** START Records shown **
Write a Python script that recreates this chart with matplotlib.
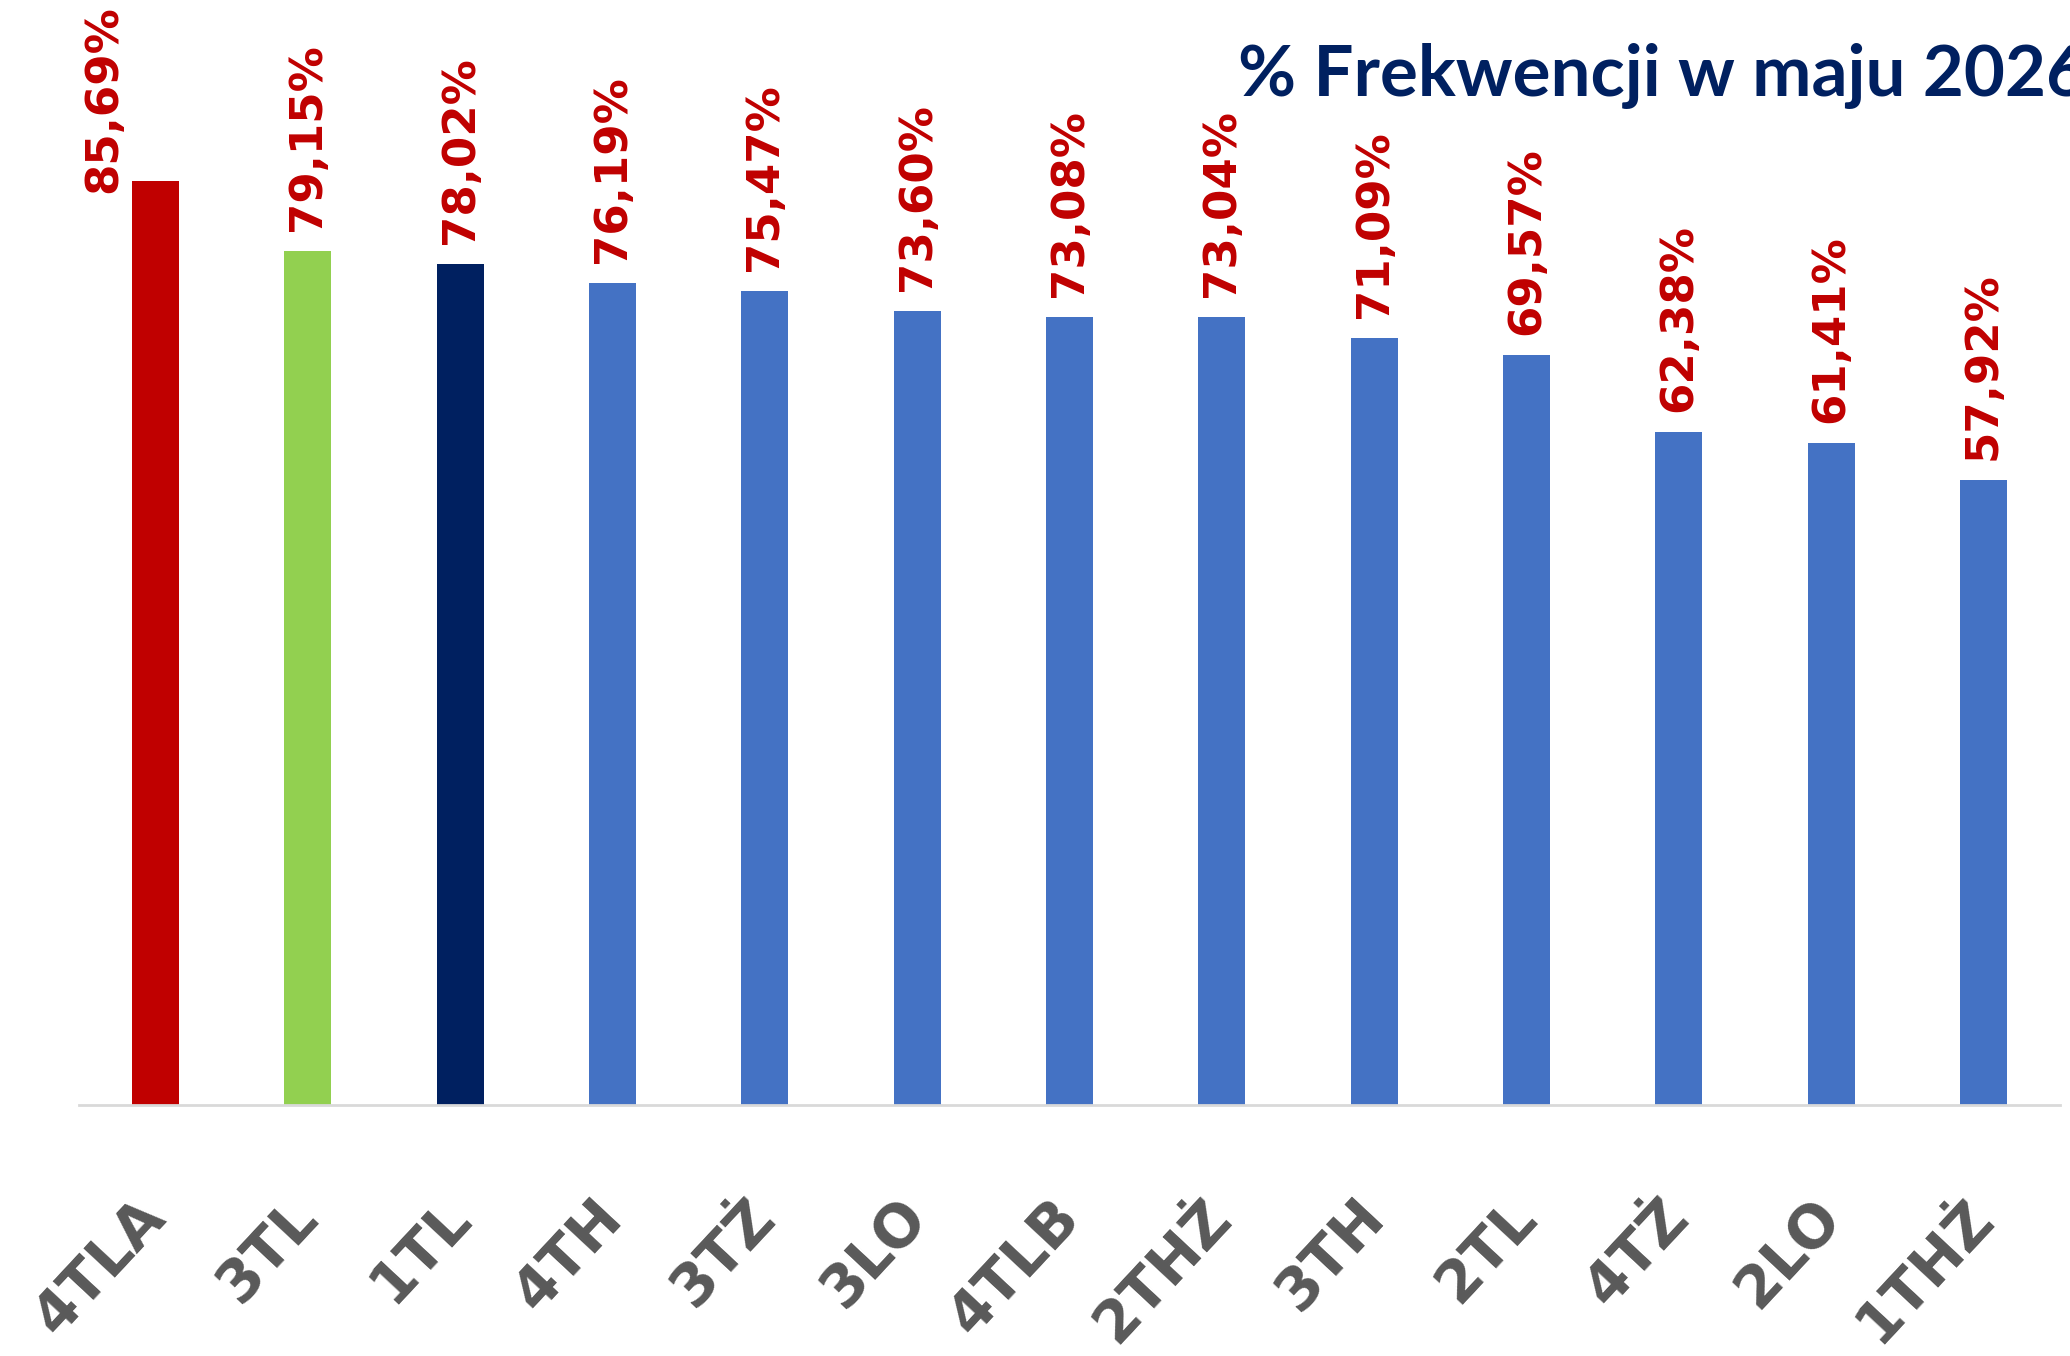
import matplotlib
matplotlib.use("Agg")
import matplotlib.pyplot as plt

# dane: frekwencja klas w maju 2026
classes = ["4TLA", "3TL", "1TL", "4TH", "3TŻ", "3LO", "4TLB",
           "2THŻ", "3TH", "2TL", "4TŻ", "2LO", "1THŻ"]
attendance = [85.69, 79.15, 78.02, 76.19, 75.47, 73.60, 73.08,
              73.04, 71.09, 69.57, 62.38, 61.41, 57.92]
bar_colors = ["#C00000", "#92D050", "#002060"] + ["#4472C4"] * 10
title = "% Frekwencji w maju 2026"

fig = plt.figure(figsize=(20.7, 13.56), dpi=100)
ax = fig.add_axes([0.0383, 0.185, 0.9567, 0.7955])

x = range(len(classes))
bars = ax.bar(x, attendance, width=0.31, color=bar_colors, zorder=2)

ax.set_xlim(-0.5, len(classes) - 0.5)
ax.set_ylim(0, 100)
ax.set_yticks([])
for s in ["top", "right", "left"]:
    ax.spines[s].set_visible(False)
ax.spines["bottom"].set_color("#D9D9D9")
ax.spines["bottom"].set_linewidth(2)

ax.set_xticks(list(x))
ax.set_xticklabels(classes, rotation=47, ha="right", va="center",
                   rotation_mode="anchor", fontsize=42, fontweight="bold",
                   color="#595959", family="DejaVu Sans")
ax.tick_params(axis="x", length=0, pad=74)

# etykiety danych (pierwsza przesunieta, jak w oryginale)
for i, (b, v) in enumerate(zip(bars, attendance)):
    off = (-52, -12) if i == 0 else (0, 20)
    ax.annotate(f"{v:.2f}%".replace(".", ","),
                (b.get_x() + b.get_width() / 2, v),
                xytext=off, textcoords="offset pixels",
                rotation=90, ha="center", va="bottom",
                fontsize=32.5, fontweight="bold", color="#C00000",
                family="DejaVu Sans")

fig.text(0.598, 1 - 96 / 1356, title, ha="left", va="baseline",
         fontsize=51, fontweight="bold", color="#002060", family="Lato")

fig.savefig("out.png", dpi=100)
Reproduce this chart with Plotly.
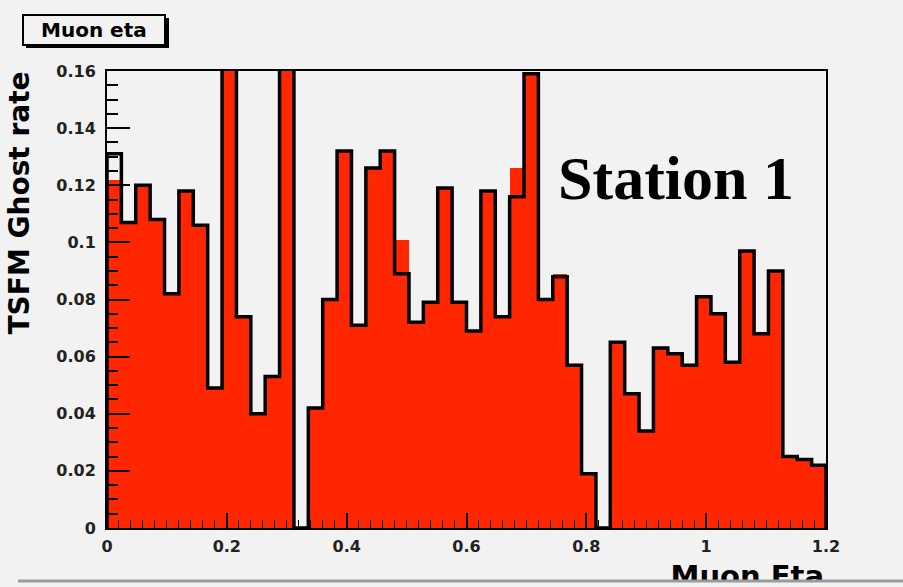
import plotly.graph_objects as go

# ---------------- data ----------------
eta_min, eta_max, n_bins = 0.0, 1.2, 50
# red filled histogram (per 0.024 bin in eta)
red_vals = [0.122, 0.107, 0.120, 0.108, 0.082, 0.118, 0.106, 0.049, 0.175, 0.074,
            0.040, 0.053, 0.175, 0.000, 0.042, 0.080, 0.132, 0.071, 0.126, 0.132,
            0.101, 0.072, 0.079, 0.119, 0.079, 0.069, 0.118, 0.074, 0.126, 0.159,
            0.080, 0.089, 0.057, 0.019, 0.000, 0.065, 0.047, 0.034, 0.063, 0.061,
            0.057, 0.081, 0.075, 0.058, 0.097, 0.068, 0.090, 0.025, 0.024, 0.022]
# black outline histogram
black_vals = [0.131, 0.107, 0.120, 0.108, 0.082, 0.118, 0.106, 0.049, 0.175, 0.074,
              0.040, 0.053, 0.175, 0.000, 0.042, 0.080, 0.132, 0.071, 0.126, 0.132,
              0.089, 0.072, 0.079, 0.119, 0.079, 0.069, 0.118, 0.074, 0.116, 0.159,
              0.080, 0.088, 0.057, 0.019, 0.000, 0.065, 0.047, 0.034, 0.063, 0.061,
              0.057, 0.081, 0.075, 0.058, 0.097, 0.068, 0.090, 0.025, 0.024, 0.022]
x_tick_vals = [0, 0.2, 0.4, 0.6, 0.8, 1.0, 1.2]
x_tick_text = ["0", "0.2", "0.4", "0.6", "0.8", "1", "1.2"]
y_tick_vals = [0, 0.02, 0.04, 0.06, 0.08, 0.10, 0.12, 0.14, 0.16]
y_tick_text = ["0", "0.02", "0.04", "0.06", "0.08", "0.1", "0.12", "0.14", "0.16"]

title_text = "Muon eta"
label_text = "Station 1"
x_title = "Muon Eta"
y_title = "TSFM Ghost rate"

# ---------------- geometry helpers ----------------
W, H = 903, 587
def PX(x):
    return x / W
def PY(y):
    return 1 - y / H

bin_w = (eta_max - eta_min) / n_bins
edges = [eta_min + i * bin_w for i in range(n_bins + 1)]
centers = [(edges[i] + edges[i + 1]) / 2 for i in range(n_bins)]

sx, sy = [edges[0]], [0.0]
for i, v in enumerate(black_vals):
    sx += [edges[i], edges[i + 1]]
    sy += [v, v]
sx.append(edges[-1]); sy.append(0.0)

BG = "#f2f2f2"
RED = "#ff2600"

X2_LO = 0.6  # domain start of the small title subplot
fig = go.Figure()
fig.add_trace(go.Bar(x=centers, y=red_vals, width=bin_w, marker=dict(color=RED, line=dict(width=0)),
                     showlegend=False, hoverinfo="skip"))
fig.add_trace(go.Scatter(x=sx, y=sy, mode="lines", line=dict(color="black", width=3.5),
                         showlegend=False, hoverinfo="skip"))
# x-axis title, clipped at the pad's lower edge like the reference
fig.add_trace(go.Scatter(x=[(PX(824) - X2_LO) / (1 - X2_LO)], y=[0.62], mode="text", text=[x_title],
                         textposition="bottom left", cliponaxis=True,
                         textfont=dict(family="DejaVu Sans", size=29, color="black", weight="bold"),
                         xaxis="x2", yaxis="y2", showlegend=False, hoverinfo="skip"))

tickfont = dict(family="DejaVu Sans", size=16, color="#222222", weight="bold")

fig.update_layout(
    width=W, height=H,
    margin=dict(l=0, r=0, t=0, b=0),
    paper_bgcolor=BG, plot_bgcolor=BG,
    bargap=0,
    xaxis=dict(domain=[PX(107), PX(826)], range=[eta_min, eta_max],
               tickvals=x_tick_vals, ticktext=x_tick_text, tickfont=tickfont,
               ticks="inside", ticklen=15, tickwidth=1.5, tickcolor="black",
               minor=dict(dtick=0.02, tick0=0, ticks="inside", ticklen=8, tickcolor="black", tickwidth=1),
               showline=True, linecolor="black", linewidth=2, mirror=True,
               showgrid=False, zeroline=False, automargin=False, ticklabelstandoff=3),
    yaxis=dict(domain=[PY(528), PY(71)], range=[0, 0.16],
               tickvals=y_tick_vals, ticktext=y_tick_text, tickfont=tickfont,
               ticks="inside", ticklen=23, tickwidth=2, tickcolor="black",
               minor=dict(dtick=0.005, tick0=0, ticks="inside", ticklen=11, tickcolor="black", tickwidth=1.5),
               showline=True, linecolor="black", linewidth=2, mirror=True,
               showgrid=False, zeroline=False, automargin=False, ticklabelstandoff=6),
    xaxis2=dict(domain=[X2_LO, 1.0], range=[0, 1], visible=False, anchor="y2"),
    yaxis2=dict(domain=[PY(580), PY(555)], range=[0, 1], visible=False, anchor="x2"),
    shapes=[
        dict(type="rect", xref="paper", yref="paper", x0=PX(26), x1=PX(169), y0=PY(18), y1=PY(48),
             fillcolor="black", line=dict(width=0), layer="above"),
        dict(type="rect", xref="paper", yref="paper", x0=PX(23), x1=PX(165), y0=PY(15), y1=PY(45),
             fillcolor=BG, line=dict(color="black", width=2), layer="above"),
        dict(type="line", xref="paper", yref="paper", x0=PX(18), x1=1.0, y0=PY(581), y1=PY(581),
             line=dict(color="#9a9a9a", width=3), layer="above"),
    ],
    annotations=[
        dict(text=title_text, xref="paper", yref="paper", x=PX(94), y=PY(30),
             showarrow=False, xanchor="center", yanchor="middle",
             font=dict(family="DejaVu Sans", size=20, color="black", weight="bold")),
        dict(text=label_text, xref="paper", yref="paper", x=PX(676), y=PY(178),
             showarrow=False, xanchor="center", yanchor="middle",
             font=dict(family="Liberation Serif", size=62, color="black", weight="bold")),
        dict(text=y_title, xref="paper", yref="paper", x=PX(38), y=PY(203),
             showarrow=False, xanchor="right", yanchor="middle", textangle=-90,
             font=dict(family="DejaVu Sans", size=28, color="black", weight="bold")),
    ],
)

fig.write_html("out.html")
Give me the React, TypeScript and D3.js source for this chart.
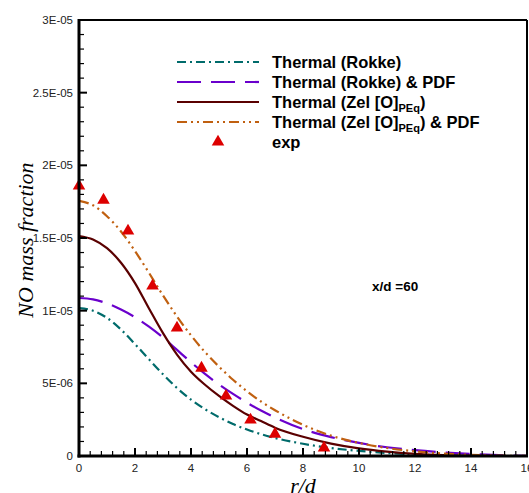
import React from "react";
import * as d3 from "d3";

const W = 529;
const H = 493;

// r/d positions for the model curves
const rGrid = [0, 0.5, 1, 1.5, 2, 2.5, 3, 3.5, 4, 4.5, 5, 5.5, 6, 6.5, 7, 8, 9, 10, 11, 12, 13, 14, 15, 16];

// NO mass fraction values (in units of 1e-6)
const thermalRokke = [10.18, 10.0, 9.5, 8.7, 7.7, 6.65, 5.62, 4.68, 3.88, 3.22, 2.67, 2.2, 1.82, 1.5, 1.24, 0.84, 0.55, 0.35, 0.21, 0.11, 0.05, 0.02, 0, 0];
const thermalRokkePdf = [10.87, 10.78, 10.5, 10.08, 9.55, 8.9, 8.15, 7.3, 6.45, 5.65, 4.92, 4.27, 3.67, 3.13, 2.65, 1.85, 1.3, 0.9, 0.6, 0.4, 0.25, 0.14, 0.06, 0.01];
const thermalZel = [15.14, 14.9, 14.3, 13.3, 11.9, 10.15, 8.45, 6.98, 5.8, 4.9, 4.13, 3.45, 2.85, 2.4, 1.95, 1.32, 0.85, 0.52, 0.3, 0.15, 0.06, 0.02, 0, 0];
const thermalZelPdf = [17.55, 17.25, 16.5, 15.45, 14.1, 12.6, 11.05, 9.6, 8.3, 7.15, 6.15, 5.25, 4.45, 3.75, 3.15, 2.15, 1.4, 0.9, 0.55, 0.32, 0.17, 0.08, 0.03, 0];

// experimental points
const expR = [0, 0.875, 1.75, 2.625, 3.5, 4.375, 5.25, 6.125, 7, 8.75];
const expY = [18.65, 17.68, 15.55, 11.77, 8.88, 6.12, 4.2, 2.55, 1.58, 0.62];

// tick labels
const xTicks = [0, 2, 4, 6, 8, 10, 12, 14, 16];
const xTickLabels = ["0", "2", "4", "6", "8", "10", "12", "14", "16"];
const yTicks = [0, 5e-6, 1e-5, 1.5e-5, 2e-5, 2.5e-5, 3e-5];
const yTickLabels = ["0", "5E-06", "1E-05", "1.5E-05", "2E-05", "2.5E-05", "3E-05"];

const series = [
  { name: "Thermal (Rokke)", values: thermalRokke, color: "#006b6b", dash: "9,4,2,4" },
  { name: "Thermal (Rokke) & PDF", values: thermalRokkePdf, color: "#6a00cc", dash: "24,10" },
  { name: "Thermal (Zel [O]", sub: "PEq", after: ")", values: thermalZel, color: "#5a0000", dash: "" },
  { name: "Thermal (Zel [O]", sub: "PEq", after: ") & PDF", values: thermalZelPdf, color: "#c06010", dash: "10,4,2,4,2,4" },
];

export default function App() {
  const left = 79, right = 527, top = 20, bottom = 456;
  const x = d3.scaleLinear().domain([0, 16]).range([left, right]);
  const y = d3.scaleLinear().domain([0, 3e-5]).range([bottom, top]);

  const line = d3
    .line<[number, number]>()
    .x((d) => x(d[0]))
    .y((d) => y(d[1] * 1e-6))
    .curve(d3.curveMonotoneX);

  const xMinor = d3.range(0, 16.001, 0.4);
  const yMinor = d3.range(0, 3.0001e-5, 1e-6);
  const tri = d3.symbol().type(d3.symbolTriangle).size(68)();

  const font = "Arial, 'Liberation Sans', Helvetica, sans-serif";
  const serif = "'Times New Roman', 'Liberation Serif', serif";

  const legendX1 = 177, legendX2 = 259, legendTextX = 272;
  const legendY = [62, 82, 102, 122, 142];

  return (
    <svg width={W} height={H} style={{ position: "absolute", left: 0, top: 0, background: "#fff" }}>
      <defs>
        <clipPath id="plotClip">
          <rect x={left} y={top} width={right - left} height={bottom - top} />
        </clipPath>
      </defs>
      <rect x={0} y={0} width={W} height={H} fill="#fff" />

      {/* curves */}
      <g clipPath="url(#plotClip)">
        {series.map((s, i) => (
          <path
            key={i}
            d={line(rGrid.map((r, j) => [r, s.values[j]] as [number, number])) || ""}
            fill="none"
            stroke={s.color}
            strokeWidth={2.2}
            strokeDasharray={s.dash || undefined}
          />
        ))}
      </g>

      {/* experimental points */}
      {expR.map((r, i) => (
        <path key={i} d={tri || ""} transform={`translate(${x(r)},${y(expY[i] * 1e-6) + 1})`} fill="#dd0000" />
      ))}

      {/* frame */}
      <line x1={left} y1={top} x2={right} y2={top} stroke="#000" strokeWidth={2} />
      <line x1={right} y1={top} x2={right} y2={bottom} stroke="#000" strokeWidth={2} />
      <line x1={left} y1={top - 1} x2={left} y2={bottom + 1.5} stroke="#000" strokeWidth={3} />
      <line x1={left - 1.5} y1={bottom} x2={right + 1} y2={bottom} stroke="#000" strokeWidth={3} />

      {/* y ticks */}
      {yMinor.map((v, i) => {
        const major = i % 5 === 0;
        return (
          <line key={"ym" + i} x1={left} x2={left + (major ? 8 : 5)} y1={y(v)} y2={y(v)} stroke="#000" strokeWidth={major ? 2 : 1.2} />
        );
      })}
      {yTicks.map((v, i) => (
        <text key={"yt" + i} x={left - 6} y={y(v)} dy="0.35em" textAnchor="end" fontFamily={font} fontSize={11.5} fill="#222">
          {yTickLabels[i]}
        </text>
      ))}

      {/* x ticks */}
      {xMinor.map((v, i) => {
        const major = i % 5 === 0;
        return (
          <line key={"xm" + i} x1={x(v)} x2={x(v)} y1={bottom} y2={bottom - (major ? 8 : 5)} stroke="#000" strokeWidth={major ? 2 : 1.2} />
        );
      })}
      {xTicks.map((v, i) => (
        <text key={"xt" + i} x={x(v)} y={bottom + 16} textAnchor="middle" fontFamily={font} fontSize={11.5} fill="#222">
          {xTickLabels[i]}
        </text>
      ))}

      {/* axis titles */}
      <text x={303} y={493} textAnchor="middle" fontFamily={serif} fontStyle="italic" fontSize={22} fill="#000">
        r/d
      </text>
      <text
        transform={`translate(33,240) rotate(-90)`}
        textAnchor="middle"
        fontFamily={serif}
        fontStyle="italic"
        fontSize={22}
        fill="#000"
      >
        NO mass fraction
      </text>

      {/* legend */}
      {series.map((s, i) => (
        <g key={"lg" + i}>
          <line x1={legendX1} x2={legendX2} y1={legendY[i]} y2={legendY[i]} stroke={s.color} strokeWidth={2.2} strokeDasharray={s.dash || undefined} />
          <text x={legendTextX} y={legendY[i] + 6} fontFamily={font} fontWeight="bold" fontSize={16.5} fill="#000">
            {s.name}
            {s.sub ? (
              <tspan fontSize={11} dy={4}>
                {s.sub}
              </tspan>
            ) : null}
            {s.after ? <tspan dy={s.sub ? -4 : 0}>{s.after}</tspan> : null}
          </text>
        </g>
      ))}
      <path d={tri || ""} transform={`translate(${(legendX1 + legendX2) / 2},${legendY[4]})`} fill="#dd0000" />
      <text x={legendTextX} y={legendY[4] + 6} fontFamily={font} fontWeight="bold" fontSize={16.5} fill="#000">
        exp
      </text>

      <text x={372} y={291} fontFamily={font} fontWeight="bold" fontSize={13.5} fill="#000">
        x/d =60
      </text>
    </svg>
  );
}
** END Records shown **
▸ **Request**:
Word for word, retype the lines in the entries above that run from the one with "Reproduce this chart with Plotly." through the one with "import plotly.graph_objects as go". Both ends count; pictures do not.

▸ **Answer to the task**:
Reproduce this chart with Plotly.
import plotly.graph_objects as go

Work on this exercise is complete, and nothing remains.